The government of Oceania can pass as many laws as it wants that 2+2=5, but paper ain't worth much.
I agree with your assessment if we're carving reality at the joints, but legal fictions are important in people's lives. If legal fictions are descriptively in favor of translegalism, then it matters a lot to how trans people can live their lives. You don't have to believe adoptive parents are biological parents to believe that the legal regime around adoption has a lot of effect on the lives of all the people involved in adoption.
Essentially, I think there are two separate questions here:
What legal barriers, or legal support is there for changing one's documented sex?
What do trans people believe that makes them want to change their documented sex?
Obviously, the main disanalogy between adoptive sex and adoptive parenthood is in the participants' explanation of what they are doing, and why they are doing it. Adoptive parents understand that they were not "parents" in any sense before adoption, and that the act of the court is the thing granting legitimacy to their claim of "parenthood." Adoptive men/women on the other hand, often claim that they have always been their adoptive sex in some sense, and are merely seeking medical, social and legal recourse to reflect this personal belief.

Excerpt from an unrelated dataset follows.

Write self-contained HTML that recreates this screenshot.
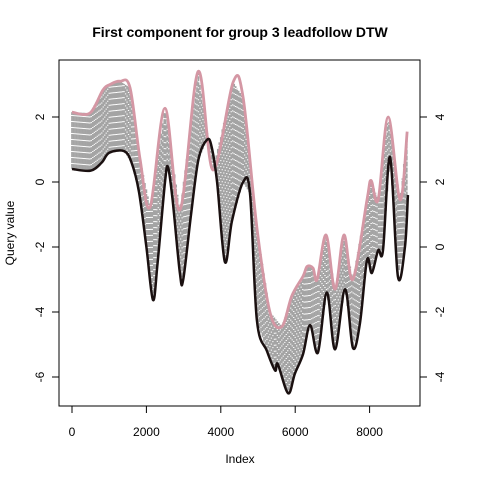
<!DOCTYPE html>
<html><head><meta charset="utf-8"><style>
body{margin:0;background:#fff;}
svg{display:block;font-family:"Liberation Sans",Arial,sans-serif;}
</style></head><body>
<svg width="480" height="480" viewBox="0 0 480 480" id="chart">
<text x="240" y="37" text-anchor="middle" font-size="14" font-weight="bold">First component for group 3 leadfollow DTW</text>
<text x="240" y="463" text-anchor="middle" font-size="12">Index</text>
<text transform="translate(14,233) rotate(-90)" text-anchor="middle" font-size="12">Query value</text>
<g id="bands"></g>
<path id="pinkLine" fill="none" stroke="#d497a4" stroke-width="2.8"/>
<path id="blackLine" fill="none" stroke="#1a1010" stroke-width="2.5"/>
<rect x="59" y="60" width="361" height="346" fill="none" stroke="#000" stroke-width="1"/>
<g id="axes" font-size="12"></g>
</svg>
<script>
const queryIdx=[0,500,800,1000,1400,1600,1800,2000,2177,2300,2500,2580,2700,2900,2990,3200,3400,3630,3750,3900,4110,4300,4600,4785,4970,5240,5460,5530,5810,5990,6210,6400,6610,6850,7070,7340,7550,7740,7930,8060,8230,8360,8550,8760,8950,9030];
const queryVal=[0.4,0.35,0.6,0.9,0.95,0.6,-0.3,-2.0,-3.63,-2.5,0.0,0.46,-0.5,-2.8,-3.0,-1.0,0.7,1.3,1.1,0.0,-2.46,-1.2,0.0,-0.35,-4.25,-5.2,-5.8,-5.6,-6.5,-5.9,-5.3,-4.4,-5.25,-3.4,-5.15,-3.3,-5.1,-4.35,-2.4,-2.8,-2.1,-2.1,0.77,-2.9,-2.0,-0.4];
const refIdx=[0,480,830,1020,1290,1560,1830,2100,2500,2900,3390,3790,4330,4600,4970,5320,5640,5910,6210,6320,6480,6590,6830,7070,7310,7550,7930,8040,8230,8500,8820,9010];
const refVal=[4.15,4.12,4.83,5.0,5.1,4.9,2.7,1.23,4.27,1.14,5.4,2.37,5.07,4.6,0.6,-2.0,-2.45,-1.5,-0.9,-0.6,-0.65,-1.0,0.37,-1.3,0.37,-1.0,1.45,2.05,1.45,4.0,1.45,3.55];
const refOffset=2;
const xTicks=[0,2000,4000,6000,8000];
const yTicks=[-6,-4,-2,0,2];
const y2Ticks=[-4,-2,0,2,4];
const X=v=>72+v*0.0372, Y=v=>182-v*32.5, Y2=v=>Y(v-refOffset);
const NS="http://www.w3.org/2000/svg";
function mk(t,a,p){const e=document.createElementNS(NS,t);for(const k in a)e.setAttribute(k,a[k]);p.appendChild(e);return e;}
function smooth(pts){let d="M"+pts[0][0]+","+pts[0][1];for(let i=0;i<pts.length-1;i++){const p0=pts[Math.max(0,i-1)],p1=pts[i],p2=pts[i+1],p3=pts[Math.min(pts.length-1,i+2)];d+=" C"+(p1[0]+(p2[0]-p0[0])/6)+","+(p1[1]+(p2[1]-p0[1])/6)+" "+(p2[0]-(p3[0]-p1[0])/6)+","+(p2[1]-(p3[1]-p1[1])/6)+" "+p2[0]+","+p2[1];}return d;}
function interp(xs,ys,x){if(x<=xs[0])return ys[0];for(let i=1;i<xs.length;i++){if(x<=xs[i]){const t=(x-xs[i-1])/(xs[i]-xs[i-1]);return ys[i-1]+t*(ys[i]-ys[i-1]);}}return ys[ys.length-1];}
const bands=document.getElementById('bands');
const maxI=Math.min(queryIdx[queryIdx.length-1],refIdx[refIdx.length-1]);
for(let i=0;i<=maxI;i+=40){
 const l=mk('line',{x1:X(i),y1:Y(interp(queryIdx,queryVal,i)),x2:X(i),y2:Y2(interp(refIdx,refVal,i)),stroke:'#a4a4a4','stroke-width':1.7,'stroke-dasharray':'5,1'},bands);
 
 
}
document.getElementById('pinkLine').setAttribute('d',smooth(refIdx.map((v,i)=>[X(v),Y2(refVal[i])])));
document.getElementById('blackLine').setAttribute('d',smooth(queryIdx.map((v,i)=>[X(v),Y(queryVal[i])])));
const ax=document.getElementById('axes');
mk('line',{x1:X(0),x2:X(8000),y1:406,y2:406,stroke:'#000'},ax);
xTicks.forEach(t=>{mk('line',{x1:X(t),x2:X(t),y1:406,y2:413,stroke:'#000'},ax);const e=mk('text',{x:X(t),y:436,'text-anchor':'middle'},ax);e.textContent=t;});
yTicks.forEach(t=>{mk('line',{x1:52,x2:59,y1:Y(t),y2:Y(t),stroke:'#000'},ax);const e=mk('text',{transform:`translate(44,${Y(t)}) rotate(-90)`,'text-anchor':'middle'},ax);e.textContent=t;});
y2Ticks.forEach(t=>{mk('line',{x1:420,x2:427,y1:Y2(t),y2:Y2(t),stroke:'#000'},ax);const e=mk('text',{transform:`translate(444,${Y2(t)}) rotate(-90)`,'text-anchor':'middle'},ax);e.textContent=t;});
</script>
</body></html>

But I'm not sure if that difference matters in practice. The law can be relatively agnostic to the why of people transitioning - I'm sure a lot of adoptive parents' desire to adopt comes from a religious background, but the state shouldn't have to decide that metaphysical question before allowing them to adopt. Similarly, I think the metaphysical claims of many trans people (that they either have a soul/mind of their adoptive sex, or that they have a brain more in line with their adoptive sex) is kind of a side issue to the first question. I'm okay with considering this almost a religious question (I don't believe in souls, and a lot of the brain evidence is pretty mixed) and moving on with my life. I feel like my translegalism+hospitality approach lets me see reality at its joints just fine, while still allowing people some freedom to live their lives the way they want to.
When I read the italicized bit, I immediately thought of foster parents, who form a sort of intermediate case--they clearly have some of the rights and responsibilities of parenthood, but not to the same permanent extent as adoptive or natural parents. If someone were to ask me, "are foster parents a subset of parents?" I'd say...kind of? For some purposes yes, other purposes no?
Do you think this fits into the adoptive sex metaphor?